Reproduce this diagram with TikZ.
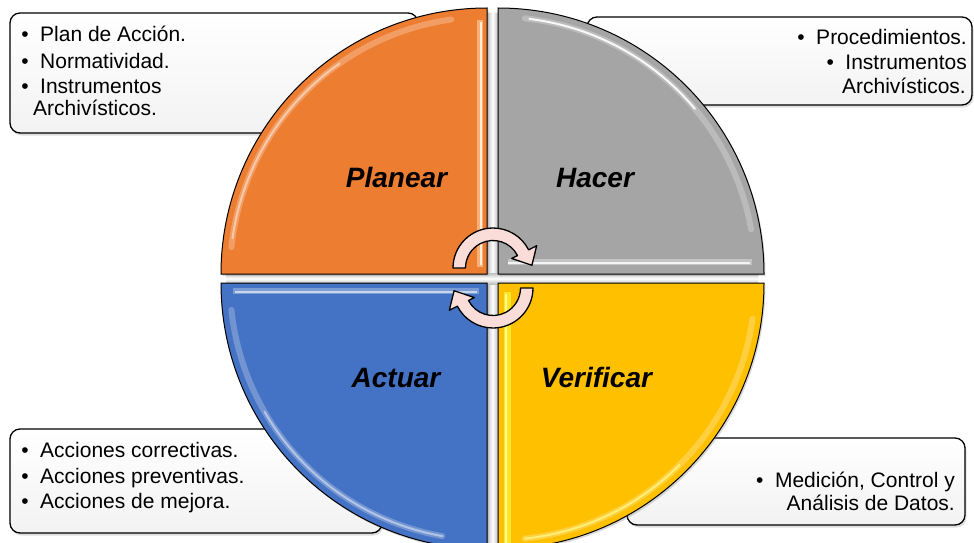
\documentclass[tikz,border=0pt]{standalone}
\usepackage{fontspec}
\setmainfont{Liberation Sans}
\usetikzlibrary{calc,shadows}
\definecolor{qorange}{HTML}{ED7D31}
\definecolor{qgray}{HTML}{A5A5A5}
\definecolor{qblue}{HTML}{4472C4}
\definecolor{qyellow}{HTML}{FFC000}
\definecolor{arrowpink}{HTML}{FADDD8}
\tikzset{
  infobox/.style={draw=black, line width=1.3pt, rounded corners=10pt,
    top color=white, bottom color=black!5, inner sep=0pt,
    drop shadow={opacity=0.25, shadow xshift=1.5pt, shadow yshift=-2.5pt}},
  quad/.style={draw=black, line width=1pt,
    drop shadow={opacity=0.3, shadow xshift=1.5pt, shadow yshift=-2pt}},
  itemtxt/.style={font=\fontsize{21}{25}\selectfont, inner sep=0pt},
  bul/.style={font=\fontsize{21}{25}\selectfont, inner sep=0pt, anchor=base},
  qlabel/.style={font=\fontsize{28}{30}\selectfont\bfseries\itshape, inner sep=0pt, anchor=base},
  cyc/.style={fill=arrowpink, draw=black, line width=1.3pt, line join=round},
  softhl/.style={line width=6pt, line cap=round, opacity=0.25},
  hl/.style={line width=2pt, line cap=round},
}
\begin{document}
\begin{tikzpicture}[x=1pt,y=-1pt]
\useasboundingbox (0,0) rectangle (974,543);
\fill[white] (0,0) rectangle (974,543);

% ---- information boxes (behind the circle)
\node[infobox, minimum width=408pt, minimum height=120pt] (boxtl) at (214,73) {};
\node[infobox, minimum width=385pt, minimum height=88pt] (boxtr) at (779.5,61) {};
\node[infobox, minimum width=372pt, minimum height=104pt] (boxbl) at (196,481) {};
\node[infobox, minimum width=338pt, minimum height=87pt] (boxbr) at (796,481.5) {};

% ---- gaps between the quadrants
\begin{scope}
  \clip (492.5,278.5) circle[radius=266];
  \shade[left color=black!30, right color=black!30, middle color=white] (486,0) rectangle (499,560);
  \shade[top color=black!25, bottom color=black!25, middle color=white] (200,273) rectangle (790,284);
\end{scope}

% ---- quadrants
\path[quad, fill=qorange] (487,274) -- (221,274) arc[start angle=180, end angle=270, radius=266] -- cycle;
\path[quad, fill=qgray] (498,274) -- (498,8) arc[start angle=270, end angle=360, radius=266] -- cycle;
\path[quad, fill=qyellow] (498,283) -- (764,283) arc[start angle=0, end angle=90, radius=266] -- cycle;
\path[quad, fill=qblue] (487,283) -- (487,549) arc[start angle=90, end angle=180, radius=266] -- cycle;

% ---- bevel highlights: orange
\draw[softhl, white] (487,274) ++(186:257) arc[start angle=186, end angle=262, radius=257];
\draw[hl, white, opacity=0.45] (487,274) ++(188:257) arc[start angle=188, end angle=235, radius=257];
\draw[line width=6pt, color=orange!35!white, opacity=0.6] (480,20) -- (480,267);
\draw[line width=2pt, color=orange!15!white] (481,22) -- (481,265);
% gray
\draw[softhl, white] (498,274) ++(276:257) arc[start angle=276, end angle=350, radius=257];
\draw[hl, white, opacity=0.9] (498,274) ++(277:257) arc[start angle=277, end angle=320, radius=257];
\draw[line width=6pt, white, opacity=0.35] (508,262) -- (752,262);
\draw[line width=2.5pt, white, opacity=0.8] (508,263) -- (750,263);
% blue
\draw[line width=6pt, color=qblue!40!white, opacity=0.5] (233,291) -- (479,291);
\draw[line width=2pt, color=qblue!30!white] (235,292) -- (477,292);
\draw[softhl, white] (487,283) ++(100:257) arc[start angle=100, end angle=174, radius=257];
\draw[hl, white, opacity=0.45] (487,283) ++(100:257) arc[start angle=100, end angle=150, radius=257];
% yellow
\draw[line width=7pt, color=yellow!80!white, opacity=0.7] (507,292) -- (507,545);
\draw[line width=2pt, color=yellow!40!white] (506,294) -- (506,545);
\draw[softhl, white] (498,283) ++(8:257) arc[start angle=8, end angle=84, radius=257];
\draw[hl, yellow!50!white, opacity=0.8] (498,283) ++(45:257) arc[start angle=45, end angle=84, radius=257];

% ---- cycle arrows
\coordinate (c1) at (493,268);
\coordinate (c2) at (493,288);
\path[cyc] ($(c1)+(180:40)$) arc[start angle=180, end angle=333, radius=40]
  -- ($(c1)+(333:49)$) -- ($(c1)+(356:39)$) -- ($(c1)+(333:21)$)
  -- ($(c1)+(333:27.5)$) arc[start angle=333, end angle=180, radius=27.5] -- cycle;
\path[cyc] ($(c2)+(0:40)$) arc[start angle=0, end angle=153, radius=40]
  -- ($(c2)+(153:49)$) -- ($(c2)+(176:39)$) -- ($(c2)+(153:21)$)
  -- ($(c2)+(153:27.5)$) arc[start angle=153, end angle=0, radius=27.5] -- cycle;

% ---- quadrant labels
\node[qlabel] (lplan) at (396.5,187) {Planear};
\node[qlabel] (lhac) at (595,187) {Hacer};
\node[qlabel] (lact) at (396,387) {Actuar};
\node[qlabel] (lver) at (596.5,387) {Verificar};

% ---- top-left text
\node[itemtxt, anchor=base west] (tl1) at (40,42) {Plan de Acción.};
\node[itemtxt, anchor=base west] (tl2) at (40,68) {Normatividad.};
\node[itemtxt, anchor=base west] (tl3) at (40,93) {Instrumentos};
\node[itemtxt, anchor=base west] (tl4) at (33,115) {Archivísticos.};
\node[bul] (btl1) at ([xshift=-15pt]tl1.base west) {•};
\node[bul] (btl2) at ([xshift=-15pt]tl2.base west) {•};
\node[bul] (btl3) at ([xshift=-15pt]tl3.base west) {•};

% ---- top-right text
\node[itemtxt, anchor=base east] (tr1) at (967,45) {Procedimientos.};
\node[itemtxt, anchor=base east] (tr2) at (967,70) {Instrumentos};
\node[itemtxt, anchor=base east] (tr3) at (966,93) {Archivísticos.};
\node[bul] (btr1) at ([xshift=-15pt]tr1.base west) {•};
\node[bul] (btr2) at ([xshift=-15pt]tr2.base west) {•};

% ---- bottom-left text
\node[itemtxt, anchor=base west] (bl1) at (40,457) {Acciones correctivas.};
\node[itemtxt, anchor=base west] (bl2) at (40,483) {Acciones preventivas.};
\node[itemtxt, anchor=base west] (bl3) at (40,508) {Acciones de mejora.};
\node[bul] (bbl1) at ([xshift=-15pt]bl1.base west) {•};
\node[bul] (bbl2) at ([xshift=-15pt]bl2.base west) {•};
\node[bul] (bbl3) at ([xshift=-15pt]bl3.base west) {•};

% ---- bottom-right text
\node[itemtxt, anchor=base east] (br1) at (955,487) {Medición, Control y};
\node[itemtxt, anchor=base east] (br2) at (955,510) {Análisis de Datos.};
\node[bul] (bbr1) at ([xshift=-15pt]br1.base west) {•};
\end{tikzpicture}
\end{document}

══════

● EXERCISE
Reproduce every line of the material precisely, omitting its pictures.

● REPLY TO THE TASK
Reproduce this diagram with TikZ.
\documentclass[tikz,border=0pt]{standalone}
\usepackage{fontspec}
\setmainfont{Liberation Sans}
\usetikzlibrary{calc,shadows}
\definecolor{qorange}{HTML}{ED7D31}
\definecolor{qgray}{HTML}{A5A5A5}
\definecolor{qblue}{HTML}{4472C4}
\definecolor{qyellow}{HTML}{FFC000}
\definecolor{arrowpink}{HTML}{FADDD8}
\tikzset{
  infobox/.style={draw=black, line width=1.3pt, rounded corners=10pt,
    top color=white, bottom color=black!5, inner sep=0pt,
    drop shadow={opacity=0.25, shadow xshift=1.5pt, shadow yshift=-2.5pt}},
  quad/.style={draw=black, line width=1pt,
    drop shadow={opacity=0.3, shadow xshift=1.5pt, shadow yshift=-2pt}},
  itemtxt/.style={font=\fontsize{21}{25}\selectfont, inner sep=0pt},
  bul/.style={font=\fontsize{21}{25}\selectfont, inner sep=0pt, anchor=base},
  qlabel/.style={font=\fontsize{28}{30}\selectfont\bfseries\itshape, inner sep=0pt, anchor=base},
  cyc/.style={fill=arrowpink, draw=black, line width=1.3pt, line join=round},
  softhl/.style={line width=6pt, line cap=round, opacity=0.25},
  hl/.style={line width=2pt, line cap=round},
}
\begin{document}
\begin{tikzpicture}[x=1pt,y=-1pt]
\useasboundingbox (0,0) rectangle (974,543);
\fill[white] (0,0) rectangle (974,543);

% ---- information boxes (behind the circle)
\node[infobox, minimum width=408pt, minimum height=120pt] (boxtl) at (214,73) {};
\node[infobox, minimum width=385pt, minimum height=88pt] (boxtr) at (779.5,61) {};
\node[infobox, minimum width=372pt, minimum height=104pt] (boxbl) at (196,481) {};
\node[infobox, minimum width=338pt, minimum height=87pt] (boxbr) at (796,481.5) {};

% ---- gaps between the quadrants
\begin{scope}
  \clip (492.5,278.5) circle[radius=266];
  \shade[left color=black!30, right color=black!30, middle color=white] (486,0) rectangle (499,560);
  \shade[top color=black!25, bottom color=black!25, middle color=white] (200,273) rectangle (790,284);
\end{scope}

% ---- quadrants
\path[quad, fill=qorange] (487,274) -- (221,274) arc[start angle=180, end angle=270, radius=266] -- cycle;
\path[quad, fill=qgray] (498,274) -- (498,8) arc[start angle=270, end angle=360, radius=266] -- cycle;
\path[quad, fill=qyellow] (498,283) -- (764,283) arc[start angle=0, end angle=90, radius=266] -- cycle;
\path[quad, fill=qblue] (487,283) -- (487,549) arc[start angle=90, end angle=180, radius=266] -- cycle;

% ---- bevel highlights: orange
\draw[softhl, white] (487,274) ++(186:257) arc[start angle=186, end angle=262, radius=257];
\draw[hl, white, opacity=0.45] (487,274) ++(188:257) arc[start angle=188, end angle=235, radius=257];
\draw[line width=6pt, color=orange!35!white, opacity=0.6] (480,20) -- (480,267);
\draw[line width=2pt, color=orange!15!white] (481,22) -- (481,265);
% gray
\draw[softhl, white] (498,274) ++(276:257) arc[start angle=276, end angle=350, radius=257];
\draw[hl, white, opacity=0.9] (498,274) ++(277:257) arc[start angle=277, end angle=320, radius=257];
\draw[line width=6pt, white, opacity=0.35] (508,262) -- (752,262);
\draw[line width=2.5pt, white, opacity=0.8] (508,263) -- (750,263);
% blue
\draw[line width=6pt, color=qblue!40!white, opacity=0.5] (233,291) -- (479,291);
\draw[line width=2pt, color=qblue!30!white] (235,292) -- (477,292);
\draw[softhl, white] (487,283) ++(100:257) arc[start angle=100, end angle=174, radius=257];
\draw[hl, white, opacity=0.45] (487,283) ++(100:257) arc[start angle=100, end angle=150, radius=257];
% yellow
\draw[line width=7pt, color=yellow!80!white, opacity=0.7] (507,292) -- (507,545);
\draw[line width=2pt, color=yellow!40!white] (506,294) -- (506,545);
\draw[softhl, white] (498,283) ++(8:257) arc[start angle=8, end angle=84, radius=257];
\draw[hl, yellow!50!white, opacity=0.8] (498,283) ++(45:257) arc[start angle=45, end angle=84, radius=257];

% ---- cycle arrows
\coordinate (c1) at (493,268);
\coordinate (c2) at (493,288);
\path[cyc] ($(c1)+(180:40)$) arc[start angle=180, end angle=333, radius=40]
  -- ($(c1)+(333:49)$) -- ($(c1)+(356:39)$) -- ($(c1)+(333:21)$)
  -- ($(c1)+(333:27.5)$) arc[start angle=333, end angle=180, radius=27.5] -- cycle;
\path[cyc] ($(c2)+(0:40)$) arc[start angle=0, end angle=153, radius=40]
  -- ($(c2)+(153:49)$) -- ($(c2)+(176:39)$) -- ($(c2)+(153:21)$)
  -- ($(c2)+(153:27.5)$) arc[start angle=153, end angle=0, radius=27.5] -- cycle;

% ---- quadrant labels
\node[qlabel] (lplan) at (396.5,187) {Planear};
\node[qlabel] (lhac) at (595,187) {Hacer};
\node[qlabel] (lact) at (396,387) {Actuar};
\node[qlabel] (lver) at (596.5,387) {Verificar};

% ---- top-left text
\node[itemtxt, anchor=base west] (tl1) at (40,42) {Plan de Acción.};
\node[itemtxt, anchor=base west] (tl2) at (40,68) {Normatividad.};
\node[itemtxt, anchor=base west] (tl3) at (40,93) {Instrumentos};
\node[itemtxt, anchor=base west] (tl4) at (33,115) {Archivísticos.};
\node[bul] (btl1) at ([xshift=-15pt]tl1.base west) {•};
\node[bul] (btl2) at ([xshift=-15pt]tl2.base west) {•};
\node[bul] (btl3) at ([xshift=-15pt]tl3.base west) {•};

% ---- top-right text
\node[itemtxt, anchor=base east] (tr1) at (967,45) {Procedimientos.};
\node[itemtxt, anchor=base east] (tr2) at (967,70) {Instrumentos};
\node[itemtxt, anchor=base east] (tr3) at (966,93) {Archivísticos.};
\node[bul] (btr1) at ([xshift=-15pt]tr1.base west) {•};
\node[bul] (btr2) at ([xshift=-15pt]tr2.base west) {•};

% ---- bottom-left text
\node[itemtxt, anchor=base west] (bl1) at (40,457) {Acciones correctivas.};
\node[itemtxt, anchor=base west] (bl2) at (40,483) {Acciones preventivas.};
\node[itemtxt, anchor=base west] (bl3) at (40,508) {Acciones de mejora.};
\node[bul] (bbl1) at ([xshift=-15pt]bl1.base west) {•};
\node[bul] (bbl2) at ([xshift=-15pt]bl2.base west) {•};
\node[bul] (bbl3) at ([xshift=-15pt]bl3.base west) {•};

% ---- bottom-right text
\node[itemtxt, anchor=base east] (br1) at (955,487) {Medición, Control y};
\node[itemtxt, anchor=base east] (br2) at (955,510) {Análisis de Datos.};
\node[bul] (bbr1) at ([xshift=-15pt]br1.base west) {•};
\end{tikzpicture}
\end{document}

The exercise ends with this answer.